Saying this upfront saves everyone a phone call later.

Software and file handover

Our primary stack is Revit, 3ds Max, and Corona Renderer, with Blender, AutoCAD, ZBrush, and After Effects in support roles. For interactive work we use Three.js and game engines as appropriate. We accept Revit, DWG, DXF, SKP, OBJ, FBX, IFC, and PDF inputs without complaint — and if the input is messy (and architect-supplied files often are), the cleanup happens on our side.

For architectural practices that want to integrate our outputs back into their own presentation pipeline, we deliver source files, layered PSDs, and individual render passes on request. For broader background on the visualization industry tools, our blog post on 3ds Max for architectural visualization covers the basics.
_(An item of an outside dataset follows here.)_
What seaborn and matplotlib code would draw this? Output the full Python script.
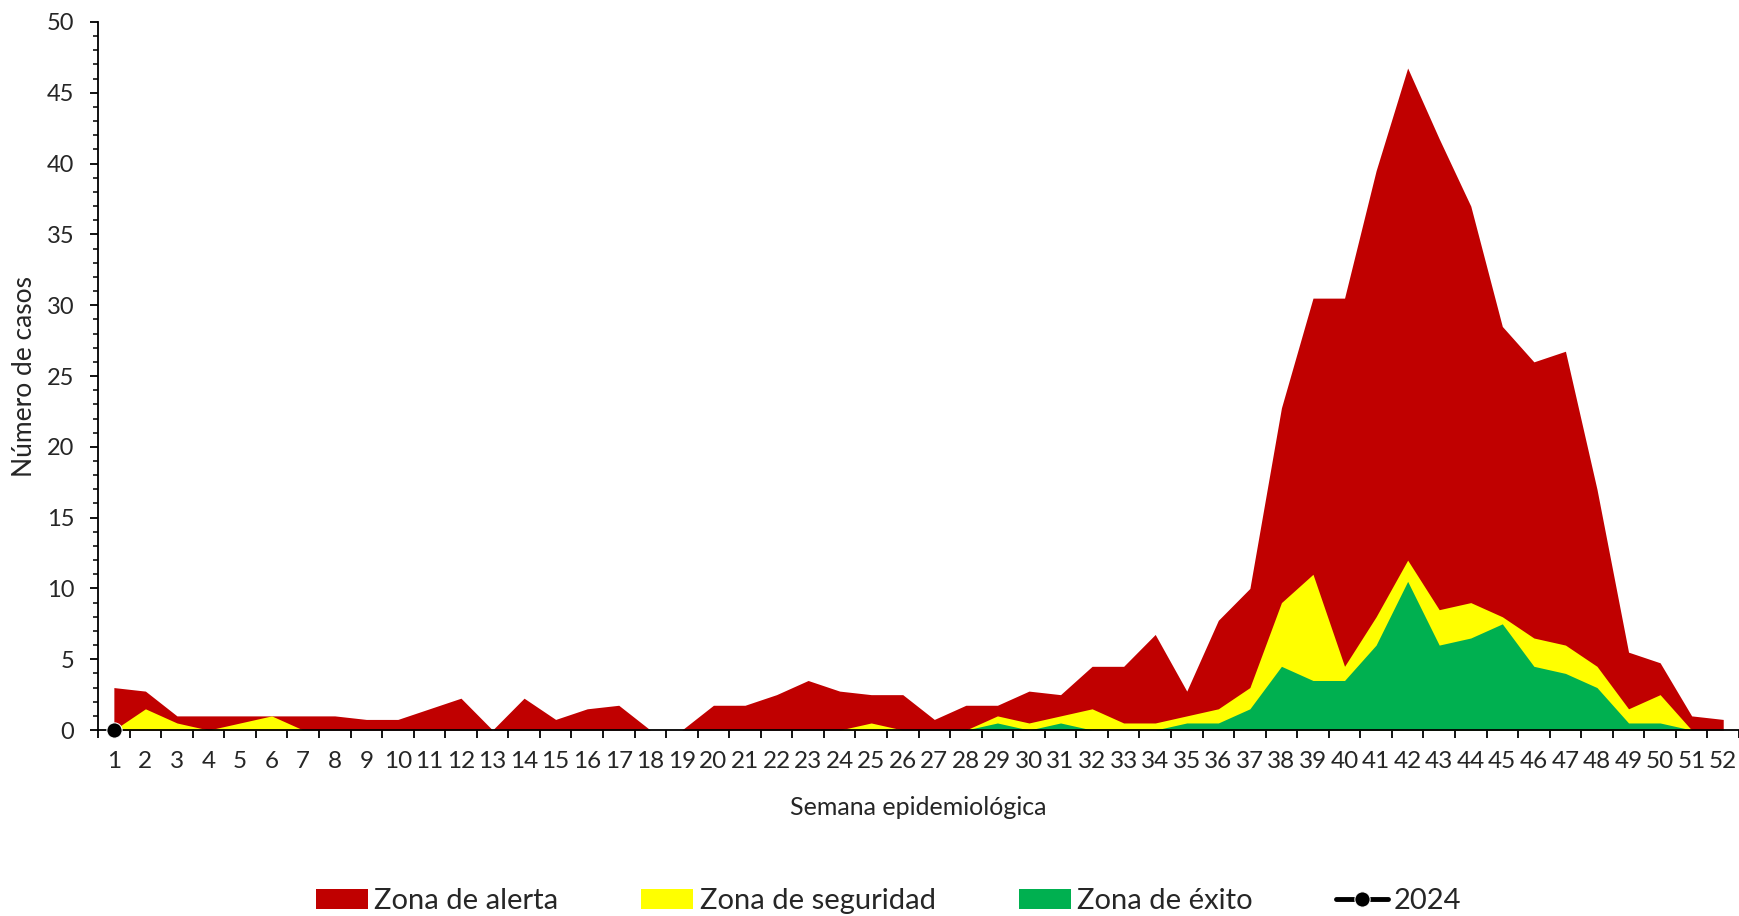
import numpy as np
import matplotlib
matplotlib.use("Agg")
import matplotlib.pyplot as plt
import seaborn as sns

# datos por semana epidemiologica
semanas = list(range(1, 53))

zona_alerta = [3, 2.75, 1, 1, 1, 1, 1, 1, 0.75, 0.75,
               1.5, 2.25, 0, 2.25, 0.75, 1.5, 1.75, 0, 0, 1.75,
               1.75, 2.5, 3.5, 2.75, 2.5, 2.5, 0.75, 1.75, 1.75, 2.75,
               2.5, 4.5, 4.5, 6.75, 2.75, 7.75, 10, 22.75, 30.5, 30.5,
               39.5, 46.75, 41.75, 37, 28.5, 26, 26.75, 17, 5.5, 4.75,
               1, 0.75]

zona_seguridad = [0, 1.5, 0.5, 0, 0.5, 1, 0, 0, 0, 0,
                  0, 0, 0, 0, 0, 0, 0, 0, 0, 0,
                  0, 0, 0, 0, 0.5, 0, 0, 0, 1, 0.5,
                  1, 1.5, 0.5, 0.5, 1, 1.5, 3, 9, 11, 4.5,
                  8, 12, 8.5, 9, 8, 6.5, 6, 4.5, 1.5, 2.5,
                  0, 0]

zona_exito = [0, 0, 0, 0, 0, 0, 0, 0, 0, 0,
              0, 0, 0, 0, 0, 0, 0, 0, 0, 0,
              0, 0, 0, 0, 0, 0, 0, 0, 0.5, 0,
              0.5, 0, 0, 0, 0.5, 0.5, 1.5, 4.5, 3.5, 3.5,
              6, 10.5, 6, 6.5, 7.5, 4.5, 4, 3, 0.5, 0.5,
              0, 0]

semana_2024 = [1]
casos_2024 = [0]

etiquetas_x = [str(s) for s in semanas]

# estilo
sns.set_style("ticks")
plt.rcParams['font.family'] = ['Lato', 'DejaVu Sans']

fig = plt.figure(figsize=(17.39, 9.16), dpi=100)
ax = fig.add_axes([0.0564, 0.203, 0.9436, 0.773])

# areas superpuestas
ax.fill_between(semanas, 0, zona_alerta, color="#C00000", linewidth=0, label="Zona de alerta")
ax.fill_between(semanas, 0, zona_seguridad, color="#FFFF00", linewidth=0, label="Zona de seguridad")
ax.fill_between(semanas, 0, zona_exito, color="#00B050", linewidth=0, label="Zona de éxito")

# serie 2024
sns.lineplot(x=semana_2024, y=casos_2024, ax=ax, color="black", marker="o",
             markersize=11, linewidth=3.5, label="2024", clip_on=False, zorder=5)

ax.set_xlim(0.5, 52.5)
ax.set_ylim(0, 50)

# eje x: etiquetas en el centro, marcas entre categorias
ax.set_xticks(semanas)
ax.set_xticklabels(etiquetas_x)
ax.set_xticks(np.arange(0.5, 53, 1), minor=True)
ax.tick_params(axis="x", which="major", length=0, pad=15, labelsize=17.5)
ax.tick_params(axis="x", which="minor", length=6, width=1.3, direction="out", color="black")

# eje y
ax.set_yticks(range(0, 51, 5))
ax.set_yticks(range(0, 51, 1), minor=True)
ax.tick_params(axis="y", which="major", length=6, width=1.3, pad=11, labelsize=17, color="black")
ax.tick_params(axis="y", which="minor", length=3.5, width=1.1, color="black")

sns.despine(ax=ax)
for s in ["left", "bottom"]:
    ax.spines[s].set_color("black")
    ax.spines[s].set_linewidth(1.3)

ax.set_xlabel("Semana epidemiológica", fontsize=18)
ax.set_ylabel("Número de casos", fontsize=19)
ax.xaxis.set_label_coords(0.5, -0.093)
ax.yaxis.set_label_coords(-0.037, 0.5)

# leyenda abajo
handles, labels = ax.get_legend_handles_labels()
if ax.get_legend() is not None:
    ax.get_legend().remove()
fig.legend(handles, labels, loc="center", bbox_to_anchor=(0.511, 0.016), ncol=4,
           frameon=False, fontsize=21, handlelength=1.78, handletextpad=0.22,
           columnspacing=2.85)

fig.savefig("out.png", dpi=100)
Working with us as a sub-contractor

If you are a larger practice with an in-house visualization team that needs occasional capacity overflow — or a smaller office that wants visualization as a white-label service alongside your design work — that is a fit. We have spent years working through intermediary studios; the workflow is familiar. The same applies to other audiences we support, including builders and developers and real-estate agencies who often come to us through architectural firms in the first place.

The practical question is usually scope and schedule. We will tell you honestly whether your timeline is achievable. If it is not, we will say so before quoting.